======== DATA IN THIS EXERCISE ========
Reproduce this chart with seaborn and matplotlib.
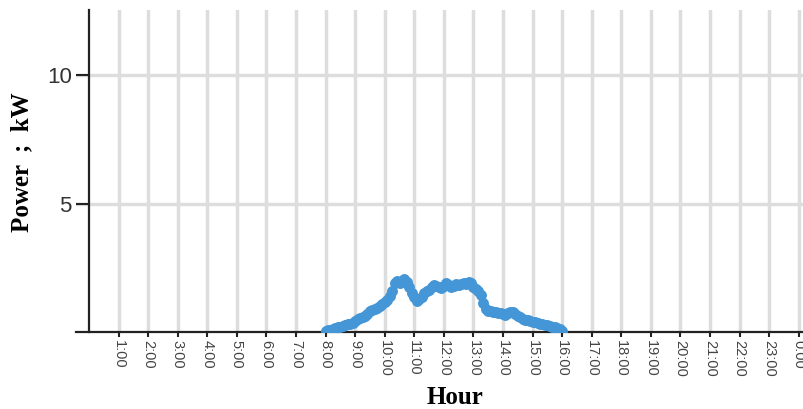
========
======== DATA IN THIS EXERCISE ========
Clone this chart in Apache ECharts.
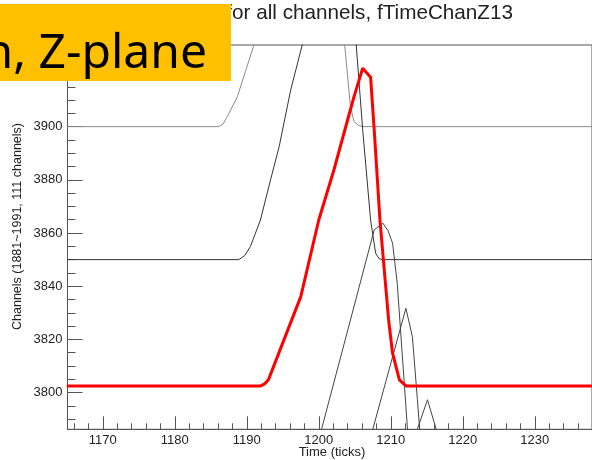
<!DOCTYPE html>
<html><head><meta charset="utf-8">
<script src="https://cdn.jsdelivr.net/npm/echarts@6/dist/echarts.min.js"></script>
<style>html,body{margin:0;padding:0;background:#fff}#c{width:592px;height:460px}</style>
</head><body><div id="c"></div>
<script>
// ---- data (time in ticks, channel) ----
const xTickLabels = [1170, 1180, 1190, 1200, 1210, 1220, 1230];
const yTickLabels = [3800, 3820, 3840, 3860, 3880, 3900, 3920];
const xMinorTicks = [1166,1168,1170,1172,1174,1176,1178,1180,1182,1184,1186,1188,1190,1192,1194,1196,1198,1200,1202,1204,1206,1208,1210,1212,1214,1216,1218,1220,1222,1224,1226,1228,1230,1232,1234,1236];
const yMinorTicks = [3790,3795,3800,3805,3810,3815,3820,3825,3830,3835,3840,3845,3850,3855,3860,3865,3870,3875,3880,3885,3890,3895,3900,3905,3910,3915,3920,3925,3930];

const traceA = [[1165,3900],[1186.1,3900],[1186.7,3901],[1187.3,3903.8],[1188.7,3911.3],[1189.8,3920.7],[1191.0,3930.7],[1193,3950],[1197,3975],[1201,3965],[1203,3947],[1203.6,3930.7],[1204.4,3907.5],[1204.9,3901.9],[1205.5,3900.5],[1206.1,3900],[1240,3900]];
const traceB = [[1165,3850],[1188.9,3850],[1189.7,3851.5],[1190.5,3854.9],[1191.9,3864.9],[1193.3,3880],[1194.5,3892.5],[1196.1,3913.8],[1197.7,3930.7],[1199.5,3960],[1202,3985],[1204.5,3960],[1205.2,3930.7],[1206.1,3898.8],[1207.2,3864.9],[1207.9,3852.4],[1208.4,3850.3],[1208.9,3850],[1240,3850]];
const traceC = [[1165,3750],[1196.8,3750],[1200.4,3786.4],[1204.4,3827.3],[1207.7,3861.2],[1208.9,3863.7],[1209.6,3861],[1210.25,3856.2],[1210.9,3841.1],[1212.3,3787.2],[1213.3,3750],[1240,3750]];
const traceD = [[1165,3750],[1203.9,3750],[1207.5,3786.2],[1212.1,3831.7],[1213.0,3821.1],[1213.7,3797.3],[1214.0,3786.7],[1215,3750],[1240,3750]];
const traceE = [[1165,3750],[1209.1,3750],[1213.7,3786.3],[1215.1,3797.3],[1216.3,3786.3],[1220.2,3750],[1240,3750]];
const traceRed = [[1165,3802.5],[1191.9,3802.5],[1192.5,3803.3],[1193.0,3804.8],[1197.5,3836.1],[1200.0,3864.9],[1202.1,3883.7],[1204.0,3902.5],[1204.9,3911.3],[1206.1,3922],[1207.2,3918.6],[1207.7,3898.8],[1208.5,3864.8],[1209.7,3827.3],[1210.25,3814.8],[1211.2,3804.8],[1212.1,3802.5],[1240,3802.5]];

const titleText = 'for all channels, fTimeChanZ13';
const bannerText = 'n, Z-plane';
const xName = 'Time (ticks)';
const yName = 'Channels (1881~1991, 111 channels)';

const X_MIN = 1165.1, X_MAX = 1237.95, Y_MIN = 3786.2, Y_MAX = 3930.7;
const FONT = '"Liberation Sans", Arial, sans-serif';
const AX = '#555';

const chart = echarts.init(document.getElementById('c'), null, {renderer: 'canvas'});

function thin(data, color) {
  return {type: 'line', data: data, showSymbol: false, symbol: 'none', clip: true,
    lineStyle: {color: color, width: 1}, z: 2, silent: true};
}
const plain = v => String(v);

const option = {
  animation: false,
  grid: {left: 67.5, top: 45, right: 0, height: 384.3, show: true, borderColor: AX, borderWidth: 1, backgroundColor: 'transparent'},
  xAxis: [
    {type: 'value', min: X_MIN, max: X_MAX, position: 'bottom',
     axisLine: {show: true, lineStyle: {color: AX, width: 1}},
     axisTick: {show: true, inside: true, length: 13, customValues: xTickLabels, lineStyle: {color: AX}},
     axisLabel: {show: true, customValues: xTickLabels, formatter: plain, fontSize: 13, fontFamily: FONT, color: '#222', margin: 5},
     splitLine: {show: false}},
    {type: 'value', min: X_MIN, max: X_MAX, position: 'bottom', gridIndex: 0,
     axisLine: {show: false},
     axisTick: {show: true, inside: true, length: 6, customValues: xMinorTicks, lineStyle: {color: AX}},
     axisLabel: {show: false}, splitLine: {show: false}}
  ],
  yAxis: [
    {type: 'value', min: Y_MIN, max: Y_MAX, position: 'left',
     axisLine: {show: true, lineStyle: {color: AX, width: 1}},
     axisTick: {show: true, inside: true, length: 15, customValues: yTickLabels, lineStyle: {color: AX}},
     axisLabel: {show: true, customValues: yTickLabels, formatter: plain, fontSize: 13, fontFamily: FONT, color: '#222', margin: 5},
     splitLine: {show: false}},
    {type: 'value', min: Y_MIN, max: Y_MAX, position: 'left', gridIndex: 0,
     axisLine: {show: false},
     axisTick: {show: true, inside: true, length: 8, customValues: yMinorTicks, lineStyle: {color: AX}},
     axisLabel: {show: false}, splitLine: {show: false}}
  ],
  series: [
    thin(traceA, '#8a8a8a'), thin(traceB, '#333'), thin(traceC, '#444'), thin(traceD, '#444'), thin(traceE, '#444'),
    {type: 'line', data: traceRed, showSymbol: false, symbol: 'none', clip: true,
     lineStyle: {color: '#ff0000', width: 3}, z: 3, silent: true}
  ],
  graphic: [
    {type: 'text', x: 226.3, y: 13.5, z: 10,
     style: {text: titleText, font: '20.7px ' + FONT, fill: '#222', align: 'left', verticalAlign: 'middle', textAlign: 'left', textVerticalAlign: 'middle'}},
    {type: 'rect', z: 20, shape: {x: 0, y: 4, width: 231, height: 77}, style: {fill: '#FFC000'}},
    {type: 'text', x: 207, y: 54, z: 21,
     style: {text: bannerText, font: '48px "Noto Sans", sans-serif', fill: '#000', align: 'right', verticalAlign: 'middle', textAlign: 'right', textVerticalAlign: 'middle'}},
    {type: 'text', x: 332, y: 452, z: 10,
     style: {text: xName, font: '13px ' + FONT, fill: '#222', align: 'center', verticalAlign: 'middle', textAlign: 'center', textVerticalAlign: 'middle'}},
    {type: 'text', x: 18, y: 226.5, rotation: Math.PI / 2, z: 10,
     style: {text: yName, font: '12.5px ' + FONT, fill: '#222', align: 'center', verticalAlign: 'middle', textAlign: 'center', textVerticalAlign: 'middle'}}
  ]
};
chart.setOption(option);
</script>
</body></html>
========
======== DATA IN THIS EXERCISE ========
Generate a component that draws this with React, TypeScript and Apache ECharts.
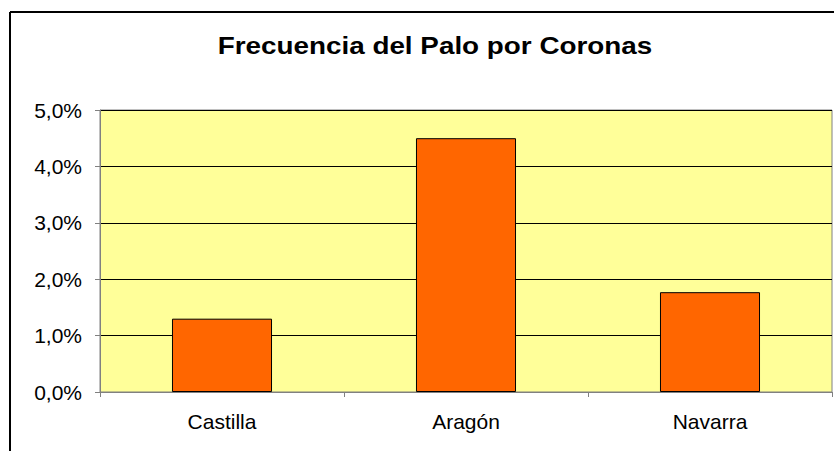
========
=== OBJECTIVE ===
State how many lines of the records above contain the word "with", giving only that number.

=== THE ANSWER ===
2